Science museum in Beijing

The China Science and Technology Museum (中国科学技术馆) is a national-level science and technology museum located in Chaoyang, Beijing, China. Established in 1988, it is affiliated with the China Association for Science and Technology.

The museum is "the only comprehensive museum of science and technology at national level in China," according to the official website of the Beijing government.

==Museum history==
According to China Internet Information Center, the museum was founded in 1988 and expanded in 2000 at a location on the northern section of Beijing's 3rd Ring Road.
Its activities included "popular science exhibitions, Astro-vision film shows, training-based education programs and experiment-based exhibition programs."

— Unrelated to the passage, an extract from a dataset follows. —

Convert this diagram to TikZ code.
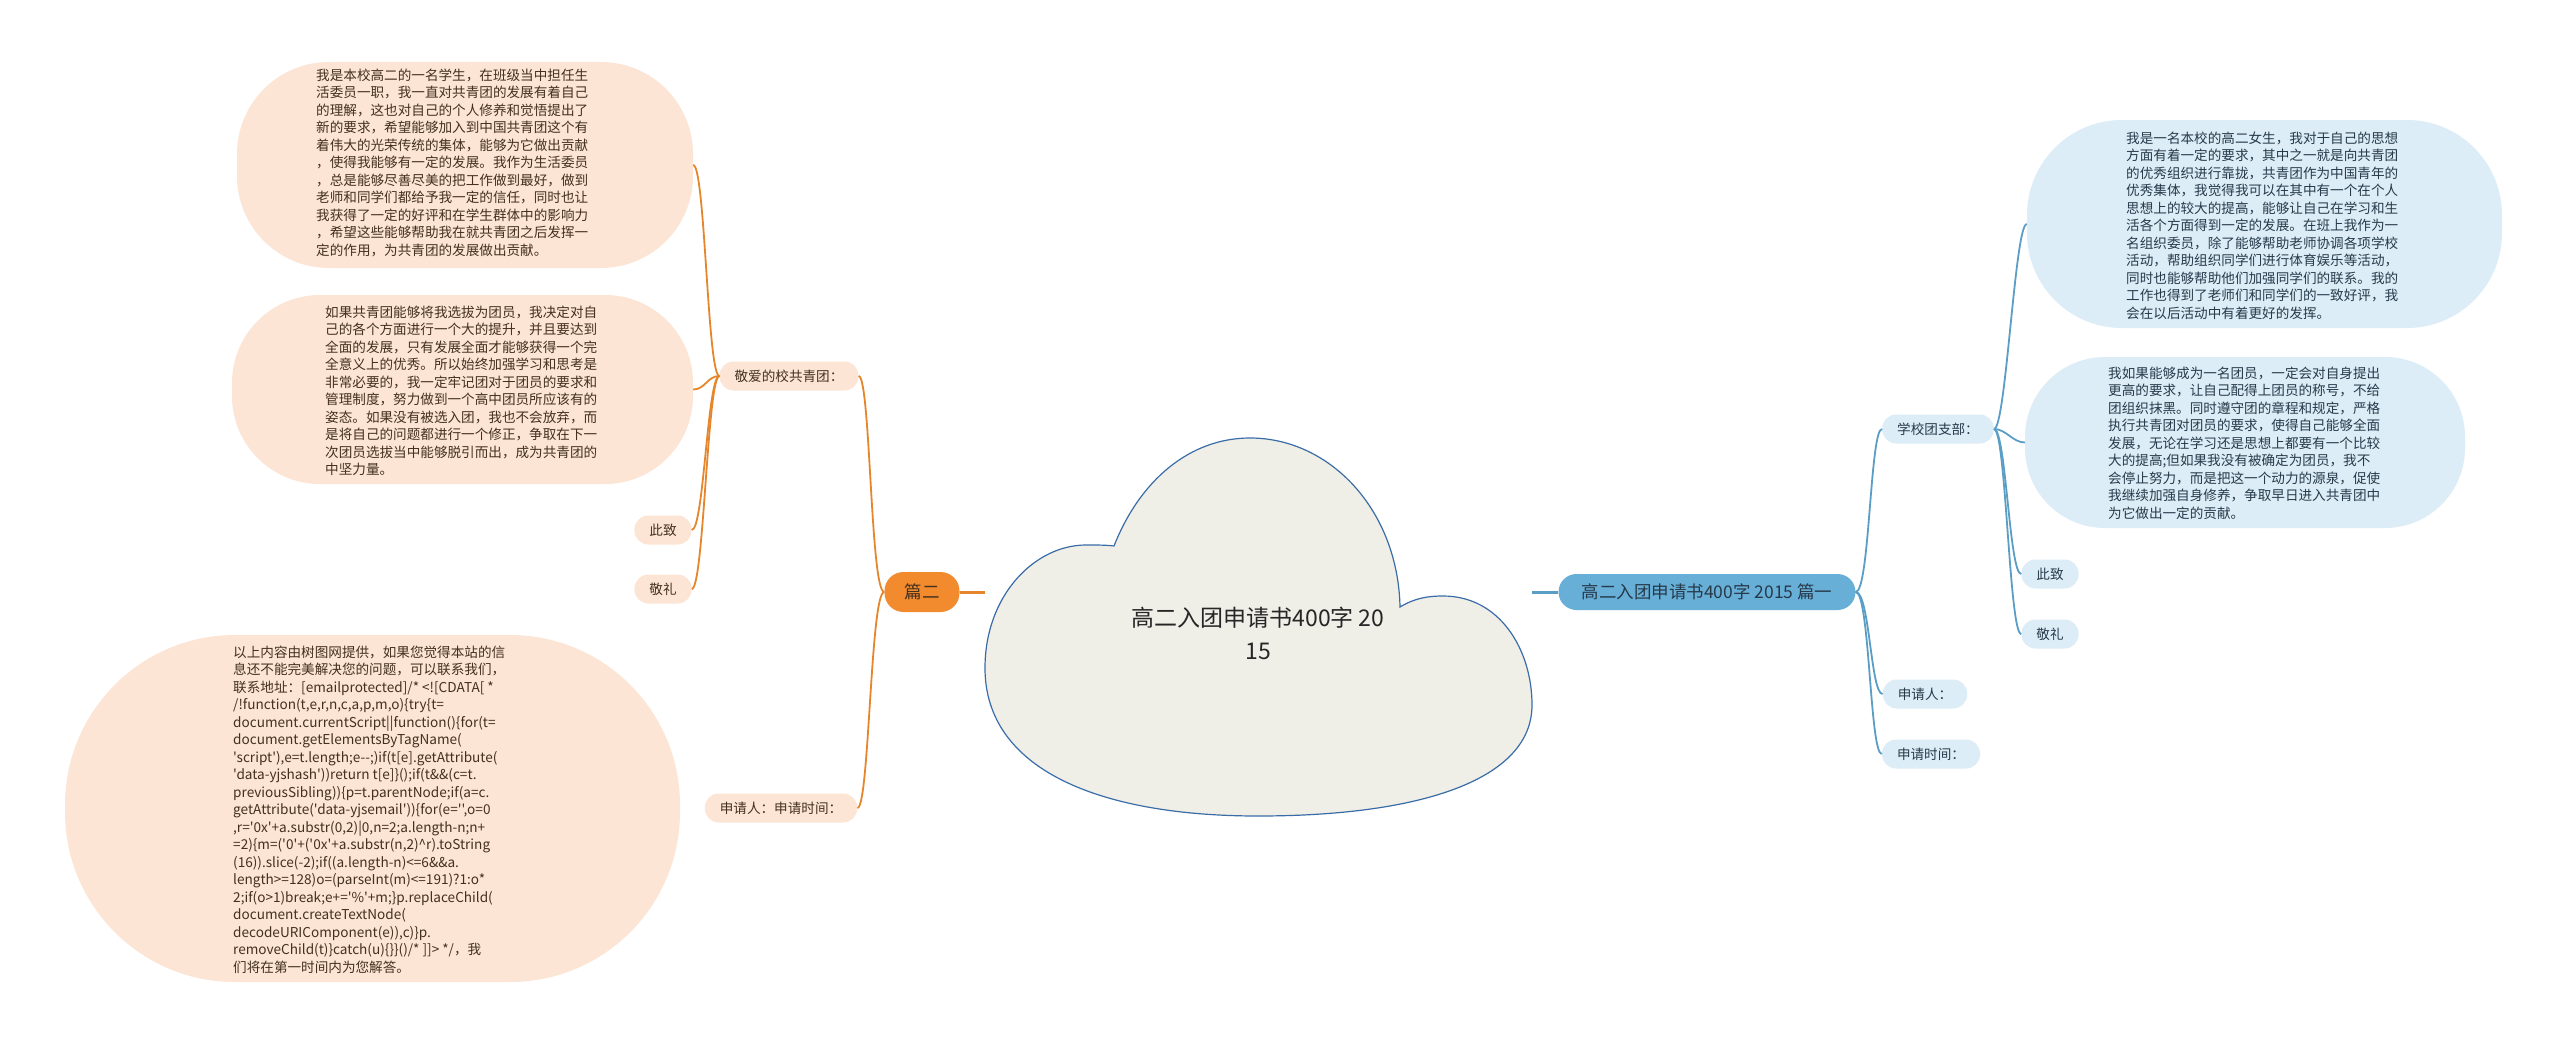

In preparation for Beijing's 2008 Summer Olympics, construction of new buildings for the museum began at the Olympic site in 2006. The new museum opened in September, 2009, having been expanded from its previous 40,000 square meters to 48,000 square meters. The previous museum site was closed for several years before undergoing renovation and expansion beginning in 2016. On 15 September 2018, the old science museum reopened as Beijing Science Center.

==Museum at Olympic site==
The museum at its current site houses both permanent and temporary exhibitions. It has many facilities for science popularization (classrooms, laboratories, lecture halls, etc.) including four special-effect theaters.

==Transportation==
The museum is located in the Beijing Olympic Village, near the Olympic Green station of the Beijing Subway.